# worried about my cat's clingy behaviour please help!



## miss_vincent (Feb 17, 2009)

my cat has been showing a lot of changes in her behaviour since her brother had to be put to sleep a few months ago. she used to be very timid and skittish, would run away from visitors in the house and wouldnt allow anyone to pet her except myself and my mother. 

since she has been on her own she has become much more social and 'talks' a lot, will happily sit with the family and even follow us around wanting attention. while some of these new behaviour traits are nice im slightly concerned about how much attention she seems to want, we are a normal busy family and cant often spend hours at a time just sitting petting her and playing with her like she wants. 

she also put on a lot of weight i believe this may be because spike had quite a dominant personality and she wouldnt eat until he had finished so now he's gone she eats more. we are now monitering her food amounts and have put her on diet cat biscuit mix as recomended by the vet; but i think the other reason is that she has become very afraid of going outside and will not leave the house except to go to the toilet and even then she will stay as close to the house as possible. 

the number of other cats that come into our garden has increased dramatically since spike died and she seems very frightened of them and even when they're not around will only sit at the door and look out over the garden instead of going outside. im worried that as she was previously mainly an outdoors cat being so sedentary could have a serious effect on her health. 

the vet said her new behaviours arent unusual for a cat who has previously had a companion and then lost them and suggested perhaps getting a new kitten may calm her, however because of her previous behaviour traits im not sure if she could cope with the stress as she is six years old and has only just gained a reasonably calm temperment and my mother is worried that in particular a male kitten would just boss her around like spike used to and she would regress. 

if anyone has any advice or suggestions for anything i could do to help her please let me know, it would be much appreciated!


----------



## Saikou (Apr 2, 2008)

I think a friend sounds like a good idea.
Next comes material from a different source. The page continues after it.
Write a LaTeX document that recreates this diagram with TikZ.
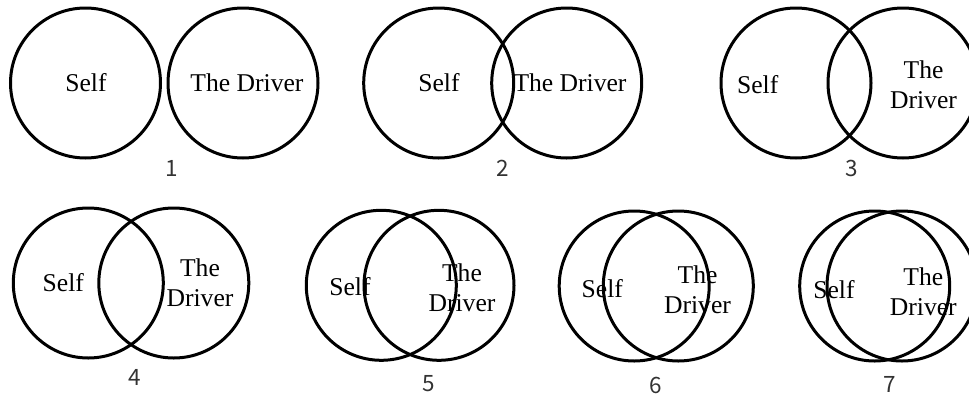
\documentclass[tikz,border=0pt]{standalone}
\usepackage{fontspec}
\setmainfont{Liberation Serif}
\newfontfamily\numfont{Noto Sans CJK SC}
\begin{document}
\begin{tikzpicture}[x=1pt,y=-1pt,
  ring/.style={circle,draw=black,line width=3pt,minimum size=150pt,inner sep=0pt},
  lbl/.style={font=\fontsize{25.6}{30}\selectfont,inner sep=0pt,align=center},
  num/.style={font=\numfont\fontsize{22.5}{24}\selectfont,text=black!80,inner sep=0pt}]
\useasboundingbox (0,0) rectangle (969,397);
\clip (0,0) rectangle (969,397);
% pair 1
\node[ring] (a1) at (85.5,83) {};
\node[ring] (b1) at (243,83) {};
\node[lbl] (sa1) at (86,83) {Self};
\node[lbl] (sb1) at (247,83) {The Driver};
\node[num] (n1) at (172,168) {1};
% pair 2
\node[ring] (a2) at (438.7,83) {};
\node[ring] (b2) at (566.7,83) {};
\node[lbl] (sa2) at (439,83) {Self};
\node[lbl] (sb2) at (570,83) {The Driver};
\node[num] (n2) at (503,168) {2};
% pair 3
\node[ring] (a3) at (796,83) {};
\node[ring] (b3) at (903,83) {};
\node[lbl] (sa3) at (757.7,85) {Self};
\node[lbl] (sb3) at (923.5,85) {The\\Driver};
\node[num] (n3) at (851.7,168) {3};
% pair 4
\node[ring] (a4) at (88.3,283) {};
\node[ring] (b4) at (173.8,283) {};
\node[lbl] (sa4) at (63.3,282.3) {Self};
\node[lbl] (sb4) at (200,282.5) {The\\Driver};
\node[num] (n4) at (135,377.7) {4};
% pair 5
\node[ring] (a5) at (381.3,285.3) {};
\node[ring] (b5) at (439,285.3) {};
\node[lbl] (sa5) at (350,286.7) {Self};
\node[lbl] (sb5) at (462,288) {The\\Driver};
\node[num] (n5) at (428.3,383.3) {5};
% pair 6
\node[ring] (a6) at (634.2,286) {};
\node[ring] (b6) at (678.3,286) {};
\node[lbl] (sa6) at (602.3,288.3) {Self};
\node[lbl] (sb6) at (697.5,289.7) {The\\Driver};
\node[num] (n6) at (656,385) {6};
% pair 7
\node[ring] (a7) at (874.7,286) {};
\node[ring] (b7) at (902,286) {};
\node[lbl] (sa7) at (834,289.3) {Self};
\node[lbl] (sb7) at (923.3,291.3) {The\\Driver};
\node[num] (n7) at (889.3,384.3) {7};
\end{tikzpicture}
\end{document}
If she is missing feline company then a kitten would be ideal. Introducing a kitten is a lot easier than introducing an older cat and less threatening. As an adult and the current member of the home, any kitten brought in would be at the bottom socially. I don't think the sex is important, its picking the kitten with the right temperament to complement your cat that is paramount. Neutered males do not on the whole tend to be dominant, 9 times out of 10 its a female, neutered or entire who rules the house.

Cats like people grieve in different ways, she may accept a kitten or she may be enjoying being an only cat, whilst missing her companion - only you as her owner can really answer that.


----------